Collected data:

§

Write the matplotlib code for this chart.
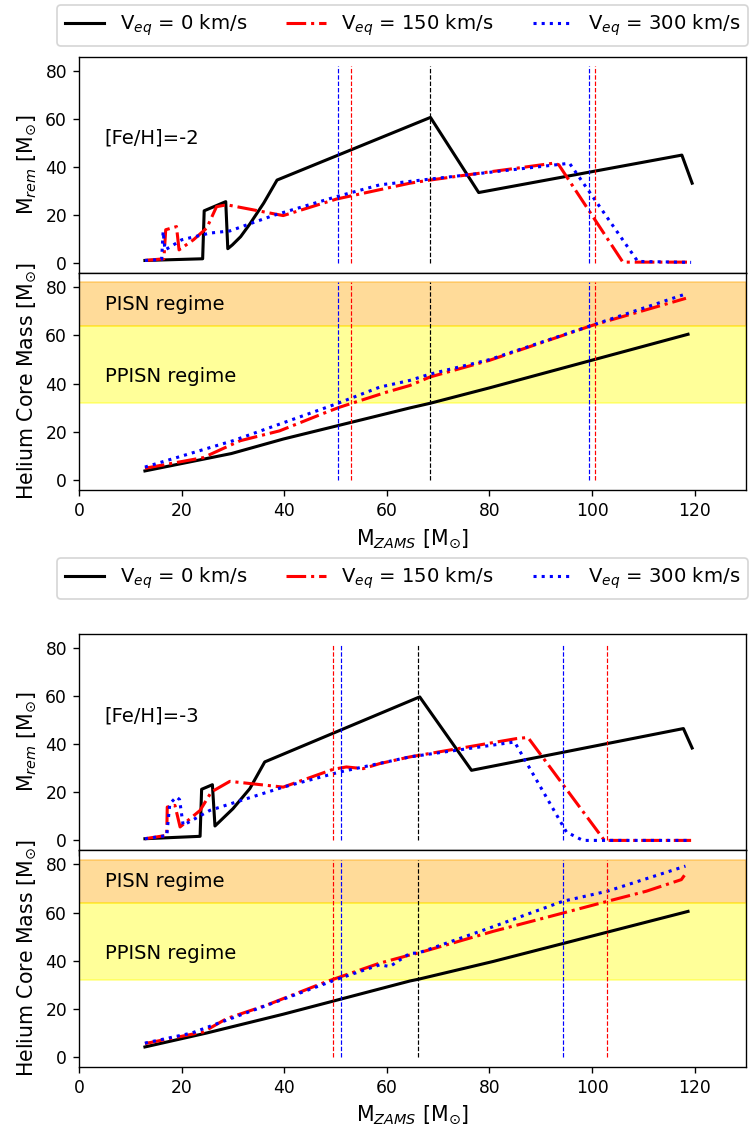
import numpy as np
import matplotlib
matplotlib.use("Agg")
import matplotlib.pyplot as plt

# [Fe/H] = -2 : remnant mass
rem2_x0 = [12.85, 24.1, 24.4, 28.6, 29.0, 29.9, 31.5, 33.3, 36.0, 38.6, 68.5, 77.9, 117.5, 119.5]
rem2_y0 = [1.1, 1.8, 21.8, 25.6, 6.0, 7.6, 11.0, 16.3, 25.0, 34.6, 60.7, 29.4, 45.0, 33.3]
rem2_x150 = [12.85, 16.55, 16.9, 19.0, 19.5, 22.3, 24.9, 26.8, 28.8, 39.8, 50.2, 64.5, 68.4, 75.5, 92.4, 93.5, 99.5, 106.0, 119.3]
rem2_y150 = [1.1, 1.8, 13.9, 15.2, 5.5, 9.7, 14.6, 23.5, 24.3, 19.8, 26.7, 33.3, 34.6, 36.7, 41.6, 41.0, 21.5, 0.4, 0.4]
rem2_x300 = [12.85, 16.1, 16.4, 16.75, 17.6, 20.0, 25.5, 29.4, 37.8, 50.2, 58.6, 68.4, 95.6, 108.9, 119.3]
rem2_y300 = [1.1, 1.5, 13.2, 5.5, 6.5, 9.7, 12.5, 13.4, 19.8, 27.7, 32.6, 35.0, 41.6, 0.7, 0.3]

# [Fe/H] = -2 : helium core mass
he2_x0 = [12.85, 29.7, 39.8, 64.5, 68.4, 80.0, 118.7]
he2_y0 = [3.9, 11.1, 17.1, 30.0, 31.9, 38.3, 60.5]
he2_x150 = [12.85, 24.2, 31.4, 39.1, 48.2, 50.8, 59.9, 64.5, 68.4, 80.0, 100.2, 118.3]
he2_y150 = [5.0, 9.4, 16.4, 20.5, 28.2, 30.3, 36.5, 39.3, 42.8, 49.7, 64.3, 75.4]
he2_x300 = [12.85, 30.0, 50.2, 58.6, 64.5, 68.4, 80.0, 99.4, 117.7]
he2_y300 = [5.5, 16.4, 31.7, 38.6, 41.4, 44.0, 50.0, 63.8, 76.8]

# [Fe/H] = -3 : remnant mass
rem3_x0 = [12.85, 23.6, 23.9, 26.0, 26.5, 30.0, 33.3, 36.2, 66.4, 76.5, 117.8, 119.5]
rem3_y0 = [0.7, 1.7, 21.3, 23.2, 6.0, 13.2, 21.6, 32.7, 59.8, 29.2, 46.6, 38.5]
rem3_x150 = [12.85, 17.1, 17.2, 18.7, 19.7, 23.6, 25.8, 29.4, 39.8, 49.5, 52.1, 55.4, 58.6, 64.5, 85.2, 87.5, 102.4, 119.3]
rem3_y150 = [0.7, 2.1, 13.9, 14.6, 5.6, 12.5, 20.2, 24.6, 22.2, 29.6, 30.6, 29.9, 32.0, 34.8, 42.4, 42.9, 0.0, 0.0]
rem3_x300 = [12.85, 17.1, 17.7, 19.0, 19.6, 20.3, 25.5, 32.7, 39.8, 50.8, 64.5, 84.9, 95.0, 98.2, 119.3]
rem3_y300 = [0.7, 2.0, 15.3, 18.1, 17.0, 6.3, 12.5, 17.4, 22.2, 28.5, 34.8, 41.0, 3.5, 0.0, 0.0]

# [Fe/H] = -3 : helium core mass
he3_x0 = [12.85, 24.9, 39.8, 64.5, 66.1, 80.7, 118.7]
he3_y0 = [4.2, 10.0, 17.8, 31.6, 32.3, 39.7, 60.5]
he3_x150 = [12.85, 24.2, 28.8, 36.6, 48.2, 58.6, 64.5, 66.1, 80.7, 94.3, 103.0, 110.6, 117.4, 118.0]
he3_y150 = [5.6, 10.4, 16.0, 21.6, 31.3, 39.0, 42.4, 43.2, 52.2, 59.8, 64.7, 68.9, 73.7, 75.5]
he3_x300 = [12.85, 22.0, 50.8, 58.6, 60.6, 64.5, 66.1, 80.0, 94.3, 103.0, 118.2]
he3_y300 = [5.8, 10.0, 32.7, 38.3, 37.6, 43.1, 43.2, 53.6, 64.7, 68.9, 79.3]

# limits of the pair-instability regimes (helium core mass)
ppisn_band = (32, 64)
pisn_band = (64, 82)

# vertical markers (where the helium core enters each regime)
vl2 = {"k": [68.5], "r": [53.0, 100.5], "b": [50.5, 99.4]}
vl3 = {"k": [66.0], "r": [49.5, 103.0], "b": [51.0, 94.4]}

labels = [r"V$_{eq}$ = 0 km/s", r"V$_{eq}$ = 150 km/s", r"V$_{eq}$ = 300 km/s"]
styles = [("k", "-"), ("r", "-."), ("b", ":")]

DPI = 123
W, H = 749, 1134
fig = plt.figure(figsize=(W / DPI, H / DPI), dpi=DPI)


def frac(top, bottom):
    return [79 / W, 1 - bottom / H, 667 / W, (bottom - top) / H]


def draw_group(ax_r, ax_h, rem, he, vl, feh, leg_top):
    for (c, ls), (x, y), lab in zip(styles, rem, labels):
        ax_r.plot(x, y, color=c, ls=ls, lw=1.8, label=lab)
    for (c, ls), (x, y) in zip(styles, he):
        ax_h.plot(x, y, color=c, ls=ls, lw=1.8)
    ax_h.axhspan(*pisn_band, color="orange", alpha=0.4)
    ax_h.axhspan(*ppisn_band, color="yellow", alpha=0.4)
    for ax in (ax_r, ax_h):
        for c, xs in vl.items():
            ax.vlines(xs, 0, 82, colors=c, linestyles="dashed", lw=0.7)
        ax.set_xlim(0, 130)
        ax.set_ylim(-4, 86)
        ax.set_yticks([0, 20, 40, 60, 80])
        ax.tick_params(labelsize=10)
    ax_r.tick_params(labelbottom=False)
    ax_r.text(5, 52, feh, va="center", fontsize=11.5)
    ax_h.text(5, 73, "PISN regime", va="center", fontsize=11.5)
    ax_h.text(5, 43, "PPISN regime", va="center", fontsize=11.5)
    ax_r.set_ylabel(r"M$_{rem}$ [M$_{\odot}$]", fontsize=12)
    ax_h.set_ylabel(r"Helium Core Mass [M$_{\odot}$]", fontsize=12)
    ax_h.set_xlabel(r"M$_{ZAMS}$ [M$_{\odot}$]", fontsize=12)
    h, l = ax_r.get_legend_handles_labels()
    fig.legend(h, l, ncol=3, loc="upper left", borderaxespad=0, fontsize=11.5,
               bbox_to_anchor=(57 / W, 1 - leg_top / H))


a1 = fig.add_axes(frac(56.7, 272.7))
b1 = fig.add_axes(frac(272.7, 490))
a2 = fig.add_axes(frac(634, 850))
b2 = fig.add_axes(frac(850, 1066.7))

draw_group(a1, b1,
           [(rem2_x0, rem2_y0), (rem2_x150, rem2_y150), (rem2_x300, rem2_y300)],
           [(he2_x0, he2_y0), (he2_x150, he2_y150), (he2_x300, he2_y300)],
           vl2, "[Fe/H]=-2", 5)
draw_group(a2, b2,
           [(rem3_x0, rem3_y0), (rem3_x150, rem3_y150), (rem3_x300, rem3_y300)],
           [(he3_x0, he3_y0), (he3_x150, he3_y150), (he3_x300, he3_y300)],
           vl3, "[Fe/H]=-3", 558)

fig.savefig("out.png", dpi=DPI)
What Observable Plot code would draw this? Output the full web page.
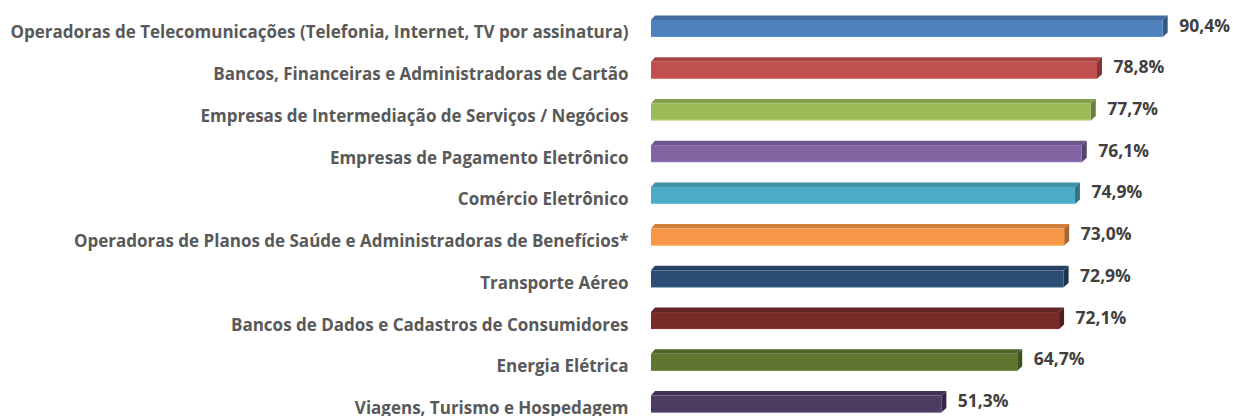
<!DOCTYPE html>
<html>
<head>
<meta charset="utf-8">
<script src="https://cdn.jsdelivr.net/npm/d3@7"></script>
<script src="https://cdn.jsdelivr.net/npm/@observablehq/plot@0.6"></script>
<style>
  html, body { margin: 0; padding: 0; background: #ffffff; }
  #chart svg { display: block; }
</style>
</head>
<body>
<div id="chart"></div>
<script>
const categories = [
  "Operadoras de Telecomunicações (Telefonia, Internet, TV por assinatura)",
  "Bancos, Financeiras e Administradoras de Cartão",
  "Empresas de Intermediação de Serviços / Negócios",
  "Empresas de Pagamento Eletrônico",
  "Comércio Eletrônico",
  "Operadoras de Planos de Saúde e Administradoras de Benefícios*",
  "Transporte Aéreo",
  "Bancos de Dados e Cadastros de Consumidores",
  "Energia Elétrica",
  "Viagens, Turismo e Hospedagem"
];
const values = [90.4, 78.8, 77.7, 76.1, 74.9, 73.0, 72.9, 72.1, 64.7, 51.3];
const colors = ["#4F81BD", "#C0504D", "#9BBB59", "#8064A2", "#4BACC6", "#F79646", "#2C4D75", "#772C2A", "#5F7530", "#4D3B62"];

const data = categories.map((c, i) => ({category: c, value: values[i], color: colors[i]}));
const fmt = v => v.toFixed(1).replace(".", ",") + "%";

// 3D bar render function drawn through Plot's scales
const BAR_H = 17;
function bars3d(index, scales) {
  const x = scales.x, y = scales.y;
  const dx = 5, dy = 4.5;
  const g = d3.create("svg:g");
  for (const d of data) {
    const x0 = x(0), x1 = x(d.value);
    const yc = y(d.category);
    const y0 = yc - BAR_H / 2, y1 = yc + BAR_H / 2;
    const base = d3.color(d.color);
    // top face
    g.append("path")
      .attr("d", `M${x0},${y0}L${x1},${y0}L${x1 + dx},${y0 - dy}L${x0 + dx - 1},${y0 - dy}Z`)
      .attr("fill", base.darker(0.45).formatHex());
    // side face
    g.append("path")
      .attr("d", `M${x1},${y0}L${x1 + dx},${y0 - dy}L${x1 + dx},${y1 - dy}L${x1},${y1}Z`)
      .attr("fill", base.darker(1.1).formatHex());
    // front face
    g.append("rect")
      .attr("x", x0).attr("y", y0)
      .attr("width", x1 - x0).attr("height", BAR_H)
      .attr("fill", d.color);
    // faint highlight at the bottom edge
    g.append("rect")
      .attr("x", x0).attr("y", y1 - 1)
      .attr("width", x1 - x0).attr("height", 1)
      .attr("fill", base.brighter(0.6).formatHex())
      .attr("opacity", 0.6);
  }
  return g.node();
}

const chart = Plot.plot({
  width: 1233,
  height: 416,
  marginLeft: 651,
  marginRight: 16,
  marginTop: 0,
  marginBottom: 0,
  style: {background: "#ffffff", fontFamily: "'Open Sans', sans-serif"},
  x: {domain: [0, 100], axis: null},
  y: {type: "point", domain: categories, axis: null, range: [28.5, 404], padding: 0, round: false},
  marks: [
    bars3d,
    Plot.text(data, {
      x: 0, y: "category", text: "category",
      textAnchor: "end", dx: -23, dy: 4,
      fill: "#595959", fontSize: 17, fontWeight: "bold"
    }),
    Plot.text(data, {
      x: "value", y: "category", text: d => fmt(d.value),
      textAnchor: "start", dx: 16, dy: -3,
      fill: "#404040", fontSize: 17.5, fontWeight: "bold"
    })
  ]
});
document.getElementById("chart").appendChild(chart);
</script>
</body>
</html>
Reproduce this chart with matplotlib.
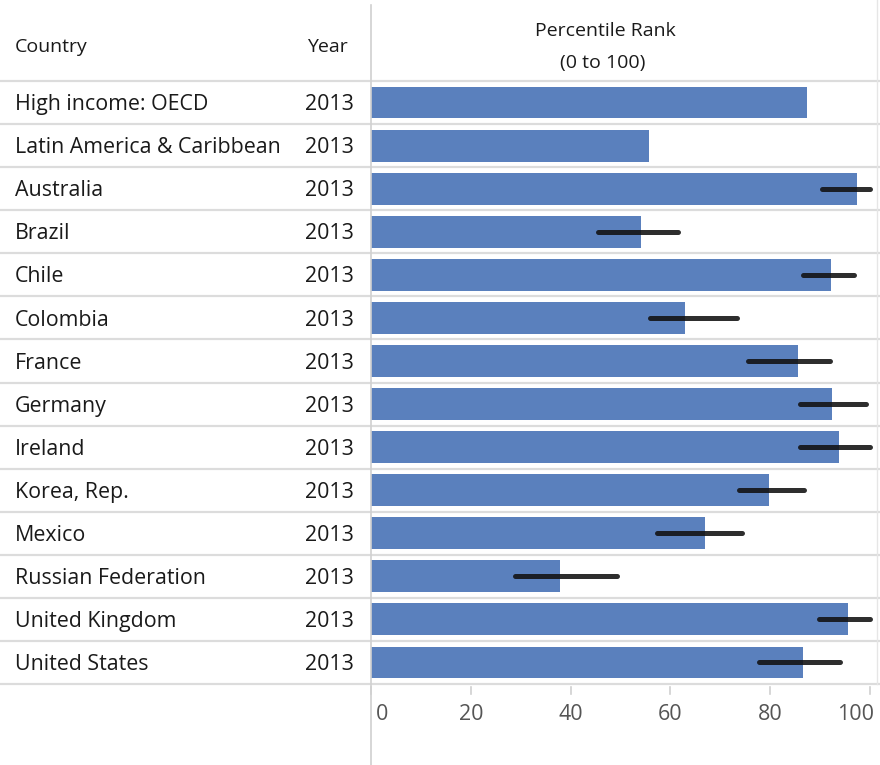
import matplotlib.pyplot as plt
import matplotlib.transforms as mtransforms
from matplotlib.lines import Line2D

countries = ["High income: OECD", "Latin America & Caribbean", "Australia", "Brazil",
             "Chile", "Colombia", "France", "Germany", "Ireland", "Korea, Rep.",
             "Mexico", "Russian Federation", "United Kingdom", "United States"]
years = ["2013"] * len(countries)
rank = [87.3, 55.8, 97.3, 54.1, 92.1, 62.9, 85.5, 92.3, 93.7, 79.8, 66.9, 37.9, 95.5, 86.6]
low = [None, None, 90.4, 45.5, 86.5, 56.0, 75.5, 85.9, 85.9, 73.7, 57.3, 28.8, 89.7, 77.8]
high = [None, None, 100.0, 61.5, 96.8, 73.3, 92.0, 99.1, 100.0, 86.7, 74.4, 49.2, 100.0, 93.9]
ticks = [0, 20, 40, 60, 80, 100]

plt.rcParams['font.family'] = ['Open Sans', 'DejaVu Sans']

W, H = 880, 765
fig = plt.figure(figsize=(W / 100, H / 100), dpi=100)

# bar panel: x 371..870 px, rows between y 81 and 684 px (from top)
x0, x1, ytop, ybot = 371, 870, 81, 684
ax = fig.add_axes([x0 / W, (H - ybot) / H, (x1 - x0) / W, (ybot - ytop) / H])
n = len(countries)
ax.set_xlim(0, 100)
ax.set_ylim(n - 0.5, -0.5)
ax.axis('off')

ax.barh(range(n), rank, height=0.74, color='#5a80bd', zorder=2)
for i in range(n):
    if low[i] is not None:
        ax.plot([low[i], high[i]], [i, i], color='#111111', lw=3.6, alpha=0.88,
                solid_capstyle='round', zorder=3, clip_on=False)

# row separators across the whole width
sep = '#dcdcdc'
for k in range(n + 1):
    y = (k - 0.5)
    ax.plot([-x0 / (x1 - x0) * 100, (W - x0) / (x1 - x0) * 100], [y, y],
            color=sep, lw=1.6, clip_on=False, zorder=1)

# row labels
tr = mtransforms.blended_transform_factory(fig.transFigure, ax.transData)
for i in range(n):
    ax.text(15 / W, i + 0.05, countries[i], transform=tr, ha='left', va='center',
            fontsize=15.4, color='#1a1a1a')
    ax.text(354 / W, i + 0.05, years[i], transform=tr, ha='right', va='center',
            fontsize=15.4, color='#1a1a1a')

# header
hdr = dict(va='center', fontsize=14, color='#1a1a1a')
fig.text(15 / W, 1 - 47 / H, "Country", ha='left', **hdr)
fig.text(307 / W, 1 - 47 / H, "Year", ha='left', **hdr)
fig.text(605 / W, 1 - 31 / H, "Percentile Rank", ha='center', **hdr)
fig.text(603 / W, 1 - 63 / H, "(0 to 100)", ha='center', **hdr)

# vertical dividers
fig.add_artist(Line2D([x0 / W, x0 / W], [0, 1 - 5 / H], transform=fig.transFigure,
                      color='#d0d0d0', lw=1.2))
fig.add_artist(Line2D([877 / W, 877 / W], [1 - 684 / H, 1], transform=fig.transFigure,
                      color='#e6e6e6', lw=1.0))

# x axis ticks and labels below the panel
trx = mtransforms.blended_transform_factory(ax.transData, fig.transFigure)
for t in ticks:
    ax.plot([t, t], [1 - 687 / H, 1 - 694 / H], transform=trx, color='#d0d0d0',
            lw=1.2, clip_on=False)
    ha = 'left' if t == 0 else ('right' if t == 100 else 'center')
    xoff = 1.0 if t == 0 else (0.8 if t == 100 else 0)
    ax.text(t + xoff, 1 - 715 / H, str(t), transform=trx, ha=ha, va='center',
            fontsize=15.5, color='#555555')

fig.savefig('out.png', dpi=100)
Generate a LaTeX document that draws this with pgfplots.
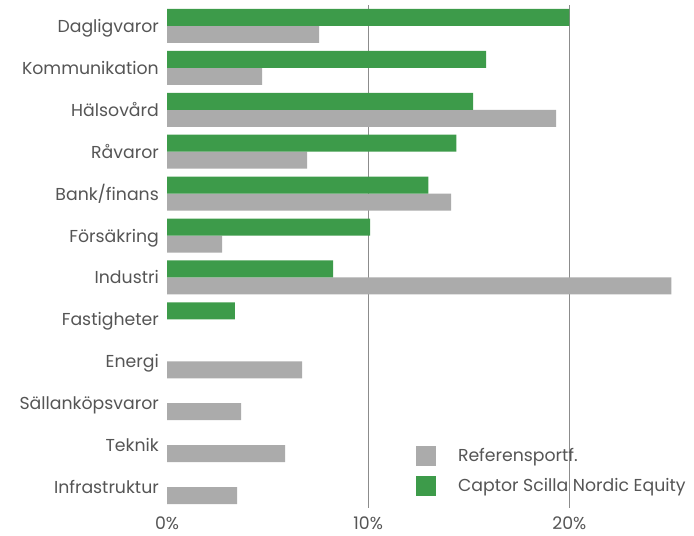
\documentclass[border=0pt]{standalone}
\usepackage{fontspec}
\setmainfont{Poppins}
\usepackage{pgfplots}
\pgfplotsset{compat=1.18}
\definecolor{cgreen}{HTML}{3D9B4A}
\definecolor{cgrey}{HTML}{ABABAB}
\definecolor{ctext}{HTML}{555555}
\definecolor{cgrid}{HTML}{8C8C8C}
\begin{document}
\fontsize{17.3bp}{20bp}\selectfont
\begin{tikzpicture}
\useasboundingbox (0,0) rectangle (694bp,536bp);
\begin{axis}[
  at={(167bp,28bp)}, anchor=south west,
  scale only axis, width=523bp, height=503bp,
  xmin=0, xmax=26, ymin=-0.5, ymax=11.5,
  xbar, bar width=17bp,
  axis line style={draw=none},
  major tick length=0pt,
  xtick={10,20}, extra x ticks={0}, extra x tick style={grid=none},
  xmajorgrids, grid style={color=cgrid, line width=0.9bp},
  /pgf/number format/assume math mode=true,
  xticklabel={\pgfmathprintnumber{\tick}\%},
  xticklabel style={anchor=base, inner sep=0pt, yshift=-22bp, text=ctext},
  ytick={0,...,11},
  yticklabels={Infrastruktur, Teknik, Sällanköpsvaror, Energi, Fastigheter, Industri, Försäkring, Bank/finans, Råvaror, Hälsovård, Kommunikation, Dagligvaror},
  yticklabel style={anchor=base east, inner sep=0pt, xshift=-8bp, yshift=-6.5bp, text=ctext},
  legend image code/.code={\path[#1] (0bp,-10bp) rectangle (20bp,10bp); \path (42bp,0bp);},
  legend cell align=left,
  legend style={at={(0.4761,0.1233)}, anchor=north west, draw=none, fill=none,
    inner sep=0pt, outer sep=0pt, row sep=10bp, column sep=0pt,
    nodes={inner sep=0pt, text=ctext}},
]
\addplot[fill=cgrey, draw=none, bar shift=-8.5bp] coordinates {
  (7.56,11) (4.73,10) (19.35,9) (6.97,8) (14.13,7) (2.74,6)
  (25.07,5) (6.72,3) (3.68,2) (5.87,1) (3.48,0)};
\addlegendentry{Referensportf.}
\addplot[fill=cgreen, draw=none, bar shift=8.5bp] coordinates {
  (20.0,11) (15.87,10) (15.22,9) (14.38,8) (12.99,7) (10.1,6)
  (8.26,5) (3.38,4)};
\addlegendentry{Captor Scilla Nordic Equity}
\end{axis}
\end{tikzpicture}
\end{document}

§

- AIM OF THE TASK:
From the top of the listing above, repeat each line exactly until you reach the line containing "he2_y300 = [5.5, 16.4, 31.7, 38.6, 41.4, 44.0, 50.0, 63.8, 76.8]", and repeat that one too. Leave the pictures out.

- FULL ANSWER:
Write the matplotlib code for this chart.
import numpy as np
import matplotlib
matplotlib.use("Agg")
import matplotlib.pyplot as plt

# [Fe/H] = -2 : remnant mass
rem2_x0 = [12.85, 24.1, 24.4, 28.6, 29.0, 29.9, 31.5, 33.3, 36.0, 38.6, 68.5, 77.9, 117.5, 119.5]
rem2_y0 = [1.1, 1.8, 21.8, 25.6, 6.0, 7.6, 11.0, 16.3, 25.0, 34.6, 60.7, 29.4, 45.0, 33.3]
rem2_x150 = [12.85, 16.55, 16.9, 19.0, 19.5, 22.3, 24.9, 26.8, 28.8, 39.8, 50.2, 64.5, 68.4, 75.5, 92.4, 93.5, 99.5, 106.0, 119.3]
rem2_y150 = [1.1, 1.8, 13.9, 15.2, 5.5, 9.7, 14.6, 23.5, 24.3, 19.8, 26.7, 33.3, 34.6, 36.7, 41.6, 41.0, 21.5, 0.4, 0.4]
rem2_x300 = [12.85, 16.1, 16.4, 16.75, 17.6, 20.0, 25.5, 29.4, 37.8, 50.2, 58.6, 68.4, 95.6, 108.9, 119.3]
rem2_y300 = [1.1, 1.5, 13.2, 5.5, 6.5, 9.7, 12.5, 13.4, 19.8, 27.7, 32.6, 35.0, 41.6, 0.7, 0.3]

# [Fe/H] = -2 : helium core mass
he2_x0 = [12.85, 29.7, 39.8, 64.5, 68.4, 80.0, 118.7]
he2_y0 = [3.9, 11.1, 17.1, 30.0, 31.9, 38.3, 60.5]
he2_x150 = [12.85, 24.2, 31.4, 39.1, 48.2, 50.8, 59.9, 64.5, 68.4, 80.0, 100.2, 118.3]
he2_y150 = [5.0, 9.4, 16.4, 20.5, 28.2, 30.3, 36.5, 39.3, 42.8, 49.7, 64.3, 75.4]
he2_x300 = [12.85, 30.0, 50.2, 58.6, 64.5, 68.4, 80.0, 99.4, 117.7]
he2_y300 = [5.5, 16.4, 31.7, 38.6, 41.4, 44.0, 50.0, 63.8, 76.8]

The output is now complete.